Readability and Legibility

For people with visual impairments and disabilities, these attributes can be essential to a successful user experience. For example:

  • Some people have difficulty tracking along a line of text if line-height (leading) is too wide or too narrow.
  • Some people need to enlarge text and cannot access content set in small or fixed sizes.

For optimal readability (WCAG 2.1 Level AA)

  • Use visual and semantic space to group related content (WCAG 1.3.1).
  • Provide appropriate line height (at least 1.5 – automatically applied in the UAMS CMS).
  • Use clean typography — do not override the UAMS CMS fonts.
  • Avoid ALL CAPS (reduces shape recognition).
  • Never underline non-link text (reserved for hyperlinks).
  • Use left-aligned text for body copy (consistent left margin is easiest to read).
  • Do not put two spaces after a period.
  • Ensure text resizes up to 200% without loss of content or function (WCAG 1.4.4).
  • Maintain sufficient color contrast (WCAG 1.4.3) and allow user-defined text spacing without breaking layout (WCAG 1.4.12).

Source: Harvard Digital Accessibility, WebAIM, and WCAG 2.1 Success Criteria.

Text Alignment

Left-aligned text is almost always the easiest to read (except for languages that read right-to-left or vertically).

  • Avoid long blocks of centered text — each line starts in a different place.
  • Never use fully-justified text for body paragraphs — it creates uneven spacing and “rivers of white” that harm readability (especially for cognitive disabilities).
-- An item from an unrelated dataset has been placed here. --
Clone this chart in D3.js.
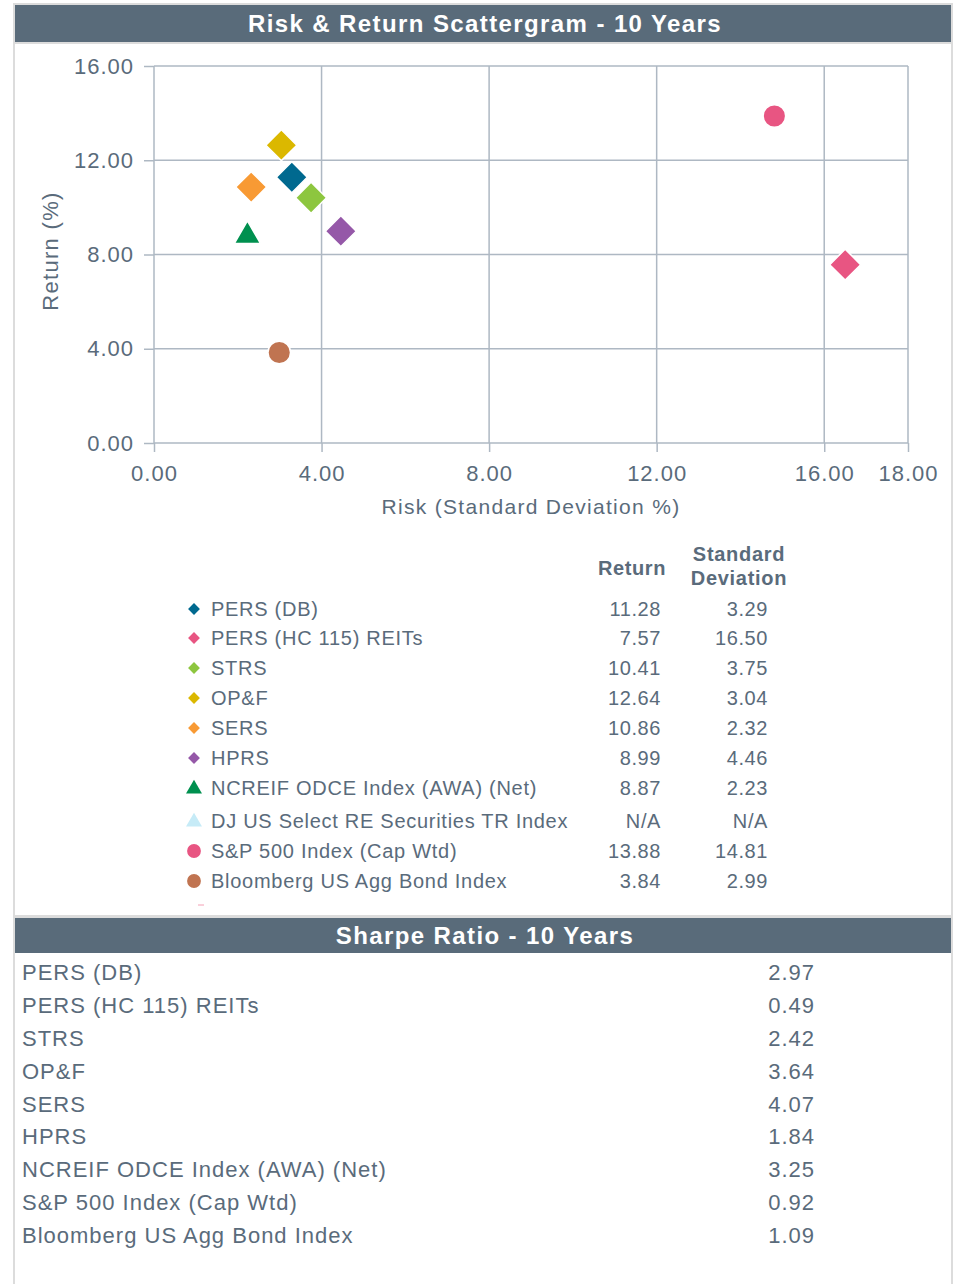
<!DOCTYPE html>
<html><head><meta charset="utf-8">
<script src="https://cdn.jsdelivr.net/npm/d3@7"></script>
<style>
html,body{margin:0;padding:0;background:#fff;}
svg{display:block;font-family:"Liberation Sans",Arial,sans-serif;}
</style></head>
<body><svg id="c" width="957" height="1284"></svg>
<script>
// ---- data ----
const names = ["PERS (DB)","PERS (HC 115) REITs","STRS","OP&F","SERS","HPRS","NCREIF ODCE Index (AWA) (Net)","DJ US Select RE Securities TR Index","S&P 500 Index (Cap Wtd)","Bloomberg US Agg Bond Index"];
const returns = [11.28, 7.57, 10.41, 12.64, 10.86, 8.99, 8.87, null, 13.88, 3.84];
const stdevs  = [3.29, 16.50, 3.75, 3.04, 2.32, 4.46, 2.23, null, 14.81, 2.99];
const shapes  = ["diamond","diamond","diamond","diamond","diamond","diamond","triangle","triangle","circle","circle"];
const colors  = ["#00698f","#e85582","#8dc63f","#dbb800","#f89a34","#9558a8","#00904f","#c6ebf7","#e85582","#c07451"];
const xTicks = [0,4,8,12,16,18];
const yTicks = [0,4,8,12,16];
const sharpeNames  = ["PERS (DB)","PERS (HC 115) REITs","STRS","OP&F","SERS","HPRS","NCREIF ODCE Index (AWA) (Net)","S&P 500 Index (Cap Wtd)","Bloomberg US Agg Bond Index"];
const sharpeValues = [2.97, 0.49, 2.42, 3.64, 4.07, 1.84, 3.25, 0.92, 1.09];

const svg = d3.select("#c");
const txt = "#5a6b7b", grid = "#aeb8c3", hdr = "#596b7a";

// frame
svg.append("rect").attr("x",14).attr("y",4).attr("width",938).attr("height",1290)
  .attr("fill","none").attr("stroke","#dcdcdc").attr("stroke-width",2);
// header 1
svg.append("rect").attr("x",15).attr("y",5).attr("width",936).attr("height",37).attr("fill",hdr);
svg.append("rect").attr("x",15).attr("y",42).attr("width",936).attr("height",2).attr("fill","#dcdcdc");
svg.append("text").attr("x",485).attr("y",32).attr("text-anchor","middle").attr("fill","#fff")
  .attr("font-size",24).attr("letter-spacing",1.4).attr("font-weight","bold").text("Risk & Return Scattergram - 10 Years");

// scales
const x = d3.scaleLinear().domain([0,18]).range([154,908]);
const y = d3.scaleLinear().domain([0,16]).range([443,66]);

// grid
const g = svg.append("g");
g.selectAll(".vg").data(xTicks.filter(d=>d>0)).join("line")
  .attr("x1",d=>x(d)).attr("x2",d=>x(d)).attr("y1",y(16)).attr("y2",y(0))
  .attr("stroke",grid).attr("stroke-width",1.5);
g.selectAll(".hg").data(yTicks.filter(d=>d>0)).join("line")
  .attr("x1",x(0)).attr("x2",x(18)).attr("y1",d=>y(d)).attr("y2",d=>y(d))
  .attr("stroke",grid).attr("stroke-width",1.5);

// axes
const xAxis = svg.append("g").attr("transform",`translate(0,${y(0)})`)
  .call(d3.axisBottom(x).tickValues(xTicks).tickFormat(d3.format(".2f")).tickSize(9).tickPadding(8));
const yAxis = svg.append("g").attr("transform",`translate(${x(0)},0)`)
  .call(d3.axisLeft(y).tickValues(yTicks).tickFormat(d3.format(".2f")).tickSize(10).tickPadding(10));
[xAxis,yAxis].forEach(a=>{
  a.select(".domain").attr("stroke",grid).attr("stroke-width",1.5);
  a.selectAll(".tick line").attr("stroke",grid).attr("stroke-width",1.5);
  a.selectAll(".tick text").attr("fill",txt).attr("font-size",22).attr("letter-spacing",1)
    .attr("font-family","Liberation Sans, Arial, sans-serif");
});
yAxis.select(".domain").attr("d",`M0,${y(0)}V${y(16)}`);
xAxis.select(".domain").attr("d",`M${x(0)},0H${x(18)}`);
yAxis.selectAll(".tick text").attr("dy","0.32em").attr("x",-20);
xAxis.selectAll(".tick text").attr("dy","0.95em");

svg.append("text").attr("transform",`translate(58,251) rotate(-90)`)
  .attr("text-anchor","middle").attr("fill",txt).attr("font-size",22).attr("letter-spacing",1.3).text("Return (%)");
svg.append("text").attr("x",531).attr("y",514).attr("text-anchor","middle")
  .attr("fill",txt).attr("font-size",21).attr("letter-spacing",1.3).text("Risk (Standard Deviation %)");

function sym(shape, size){
  const t = shape==="diamond"?d3.symbolSquare:shape==="triangle"?d3.symbolTriangle:d3.symbolCircle;
  return d3.symbol().type(t).size(size)();
}
// points
const pts = names.map((n,i)=>({n,i,r:returns[i],s:stdevs[i]})).filter(d=>d.r!==null);
svg.append("g").selectAll("path").data(pts).join("path")
  .attr("d",d=>sym(shapes[d.i], shapes[d.i]==="diamond"?480:shapes[d.i]==="triangle"?300:400))
  .attr("transform",d=>`translate(${x(d.s)},${y(d.r)+(shapes[d.i]==="triangle"?2:0)})${shapes[d.i]==="diamond"?" rotate(45)":""}`)
  .attr("fill",d=>colors[d.i]).attr("stroke","#fff").attr("stroke-width",1.5);

// legend table
const rowY = [609,638,668,698,728,758,788,821,851,881];
svg.append("text").attr("x",632).attr("y",575).attr("text-anchor","middle").attr("fill",txt)
  .attr("font-size",20).attr("letter-spacing",0.6).attr("font-weight","bold").text("Return");
svg.append("text").attr("x",739).attr("y",561).attr("text-anchor","middle").attr("fill",txt)
  .attr("font-size",20).attr("letter-spacing",0.7).attr("font-weight","bold").text("Standard");
svg.append("text").attr("x",739).attr("y",585).attr("text-anchor","middle").attr("fill",txt)
  .attr("font-size",20).attr("letter-spacing",0.7).attr("font-weight","bold").text("Deviation");
const lg = svg.append("g").selectAll("g").data(names).join("g")
  .attr("transform",(d,i)=>`translate(0,${rowY[i]})`);
lg.append("path")
  .attr("d",(d,i)=>sym(shapes[i], shapes[i]==="diamond"?70:shapes[i]==="triangle"?110:150))
  .attr("transform",(d,i)=>`translate(194,${shapes[i]==="triangle"?1:0})${shapes[i]==="diamond"?" rotate(45)":""}`)
  .attr("fill",(d,i)=>colors[i]);
lg.append("text").attr("x",211).attr("y",7).attr("fill",txt).attr("font-size",20).attr("letter-spacing",0.72).text(d=>d);
lg.append("text").attr("x",661).attr("y",7).attr("text-anchor","end").attr("fill",txt).attr("font-size",20).attr("letter-spacing",0.6)
  .text((d,i)=>returns[i]===null?"N/A":returns[i].toFixed(2));
lg.append("text").attr("x",768).attr("y",7).attr("text-anchor","end").attr("fill",txt).attr("font-size",20).attr("letter-spacing",0.6)
  .text((d,i)=>stdevs[i]===null?"N/A":stdevs[i].toFixed(2));
svg.append("line").attr("x1",198).attr("x2",204).attr("y1",905).attr("y2",905).attr("stroke","#f4a0b5").attr("stroke-width",1);

// sharpe section
svg.append("rect").attr("x",15).attr("y",915).attr("width",936).attr("height",3).attr("fill","#dcdcdc");
svg.append("rect").attr("x",15).attr("y",918).attr("width",936).attr("height",35).attr("fill",hdr);
svg.append("text").attr("x",485).attr("y",944).attr("text-anchor","middle").attr("fill","#fff")
  .attr("font-size",24).attr("letter-spacing",1.4).attr("font-weight","bold").text("Sharpe Ratio - 10 Years");
const sy = d3.scaleBand().domain(sharpeNames).range([956,1251]);
const sr = svg.append("g").selectAll("g").data(sharpeNames).join("g")
  .attr("transform",d=>`translate(0,${sy(d)+sy.bandwidth()/2})`);
sr.append("text").attr("x",22).attr("y",8).attr("fill",txt).attr("font-size",22).attr("letter-spacing",1.0).text(d=>d);
sr.append("text").attr("x",815).attr("y",8).attr("text-anchor","end").attr("fill",txt).attr("font-size",22).attr("letter-spacing",1)
  .text((d,i)=>sharpeValues[i].toFixed(2));
</script></body></html>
See W3C Technique G169: Aligning text on only one side.

Centered headings or short pull-quotes are acceptable exceptions.

How Blackboard Ally Helps

Ally automatically flags:

  • Low contrast
  • Fixed text sizes
  • Poor line/paragraph spacing
  • Justified text
  • ALL CAPS overuse

Fix these in the page editor — most are resolved by using standard UAMS CMS blocks and not overriding styles.